Protesting “silence on recent intolerance” in the country, renowned literary critic and activist Ganesh Devy returned his Sahitya Akademi award on Sunday, joining the growing protest by litterateurs.
Devy, who had received the award in 1993, in a letter to Sahitya Akademi president Vishwanath Pratap Tiwari and vice-president Chandrashekhar Kambar said he was “dismayed” by the silence of the Akademi on the recent killing of Kannada scholar M M Kalburgi and “all that is happening to free expression in our country”.
“It is with utmost regrets that I would like to convey to you that I wish to return the 1993 Sahitya Akademi Award given in the category of books in English to my work, After Amnesia (1992). I do this as an expression of my solidarity with several eminent writers who have recently returned their awards to highlight their concern and anxiety over the shrinking space for free expression and growing intolerance towards difference of opinion,” he said in the letter.
Awarded Padma Shri in 2014, Devy (65) questioned Tiwari and Kambar, who he has “personally known as my seniors and admired writings and imaginative powers”, on their silence during a Sahitya Akademi seminar in Nagpur, a week after the killing of Kalburgi on August 30.
The letter stated: “A week after his killing, I participated in a seminar organized by the Sahitya Akademi. in Nagpur. I was to preside over the inaugural session. I was quite dismayed to see that the seminar began without a word of reference to the recent attack on a scholar honored by the Akademi. Therefore, when my turn to speak came at the end of the session, I asked the audience if they would object to my observing a two minute silence to mourn the dastardly killing.
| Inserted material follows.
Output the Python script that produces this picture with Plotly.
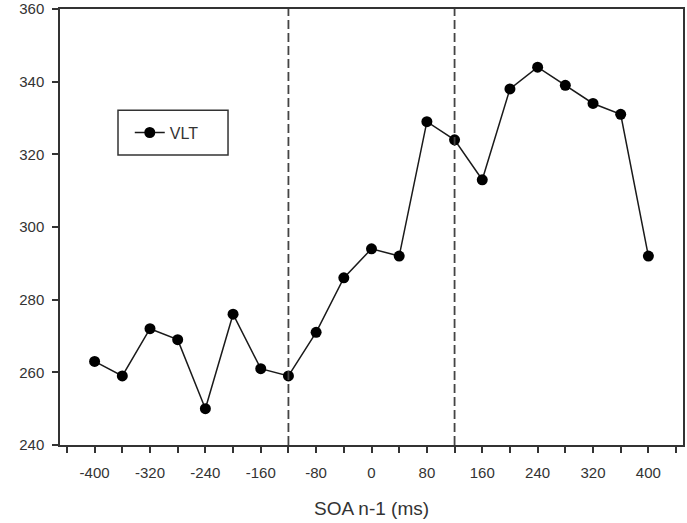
import plotly.graph_objects as go

soa = [-400, -360, -320, -280, -240, -200, -160, -120, -80, -40, 0, 40, 80, 120, 160, 200, 240, 280, 320, 360, 400]
vlt = [263, 259, 272, 269, 250, 276, 261, 259, 271, 286, 294, 292, 329, 324, 313, 338, 344, 339, 334, 331, 292]
divider_x = [-120, 120]
x_ticks = [-400, -320, -240, -160, -80, 0, 80, 160, 240, 320, 400]
x_labels = ["-400", "-320", "-240", "-160", "-80", "0", "80", "160", "240", "320", "400"]
y_ticks = [240, 260, 280, 300, 320, 340, 360]

FONT = "Liberation Sans, Arial"
INK = "#333333"

fig = go.Figure()
fig.add_trace(go.Scatter(
    x=soa, y=vlt, mode="lines+markers", name="VLT",
    line=dict(color="#1a1a1a", width=1.5),
    marker=dict(color="black", size=11),
))

for xv in divider_x:
    fig.add_shape(type="line", xref="x", yref="paper", x0=xv, x1=xv, y0=0, y1=1,
                  line=dict(color="#444444", width=1.8, dash="9px,4px"))

# legend frame
fig.add_shape(type="rect", xref="paper", yref="paper", x0=0.0931, x1=0.2697, y0=0.665, y1=0.768,
              line=dict(color=INK, width=1.5), fillcolor="rgba(0,0,0,0)", layer="above")

axis_common = dict(showline=True, linecolor=INK, linewidth=1.5, mirror=True,
                   showgrid=False, zeroline=False, ticks="outside", ticklen=6,
                   tickwidth=1.5, tickcolor=INK, automargin=False,
                   tickfont=dict(family=FONT, size=15, color=INK))

fig.update_xaxes(range=[-450, 450], tickvals=x_ticks, ticktext=x_labels, ticklabelstandoff=7,
                 minor=dict(tickvals=list(range(-440, 441, 40)), ticks="outside", ticklen=6,
                            tickwidth=1.5, tickcolor=INK),
                 title=dict(text="SOA n-1 (ms)", font=dict(family=FONT, size=19, color=INK),
                            standoff=22),
                 **axis_common)
fig.update_yaxes(range=[240, 360], tickvals=y_ticks, ticklabelstandoff=5, **axis_common)

fig.update_layout(
    width=687, height=523,
    margin=dict(l=60, r=4, t=9, b=78),
    paper_bgcolor="white", plot_bgcolor="white",
    showlegend=True,
    legend=dict(x=0.112, y=0.7165, xanchor="left", yanchor="middle",
                borderwidth=0, bgcolor="rgba(0,0,0,0)",
                font=dict(family=FONT, size=16, color=INK)),
)

fig.write_html("out.html", config={"displayModeBar": False},
               post_script="document.body.style.margin='0';")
Please note that all of them stood up in silence with me. If our writers and literary scholars had the courage to stand up in Nagpur, I fail to understand why at the Ravindra Bhavan there should be such a deafening silence about all that is happening to free expression in our country.”
He, however, noted that eminent writers have expressed “concern in their statements”.
Later talking to The Indian Express, Devy said: “My returning this Award is not without reference to the larger situation of growing intolerance. Today, social media platforms are used by humans who have thoughts to communicate. But, it also has a speed with which communication disappears. We have encouraged intolerance in the name of self-purification of religion and culture. The same social media in another atmosphere can play a constructive healing effect.”
He noted that the Sahitya Akademi is located at Ravindra Bhavan in New Delhi, named after Rabindranath Tagore, who penned the famous poem ‘Where the mind is without fear.’
Devy’s letter urged Tiwari and Kambar to assure writers in the country of support from the Akademi. “May I make bold to say that your moment of reckoning has come? I hope you will give this country the assurance that it is the writers and thinkers who have come forward to rescue sense, good-will, values, tolerance and mutual respect in all past ages.
Had this not been so, why would we be remembering the great saint poets who made our modern Indian languages what they are today? The great idea of India is based on a profound tolerance for diversity and difference. They far surpass everything else in importance. That we have come to a stage when the honourable Rastrapatiji had to remind the nation that these must be seen as non-negotiable foundations of India should be enough of a reason for the Sahitya Akademi to act,” the letter stated.
Devy recalled his visit to Dharwad in the first week of August, three weeks before the killing of Kalburgi, to deliver a lecture at the first memorial of literary author V K Gokak, a former president of the Sahitya Academi. “When I gave the Gokak lecture, Dr. Kalburgi was still alive. Alas, he had to fall to the forces of intolerance. Gokak was the Principle of Willingdon College, Sangli, Maharashtra, during the years of the Independence movement. On one occasion, when the police came to arrest students, he stood at the entrance of the college, blocked their entry and asked them to first arrest him before they touched the students. It was this kind of concern for freedom that he brought to the institutions he headed. I hope you do not think that he was not sufficiently pragmatic,” Devy stated.
Devy was professor of English at Vadodara’s Maharaja Sayajirao Universty and founder of Bhasha Research and Publication Centre from where he recently stepped down. He also founded Adivasi Academy at Tejgadh for the study of tribal communities in Gujarat and is the Chair of the People’s Linguistic Survey of India, which researched and documented 780 living Indian languages.
Devy graduated from Shivaji University in Kolhapur, Maharashtra and held fellowships at the University of Leeds and Yale University.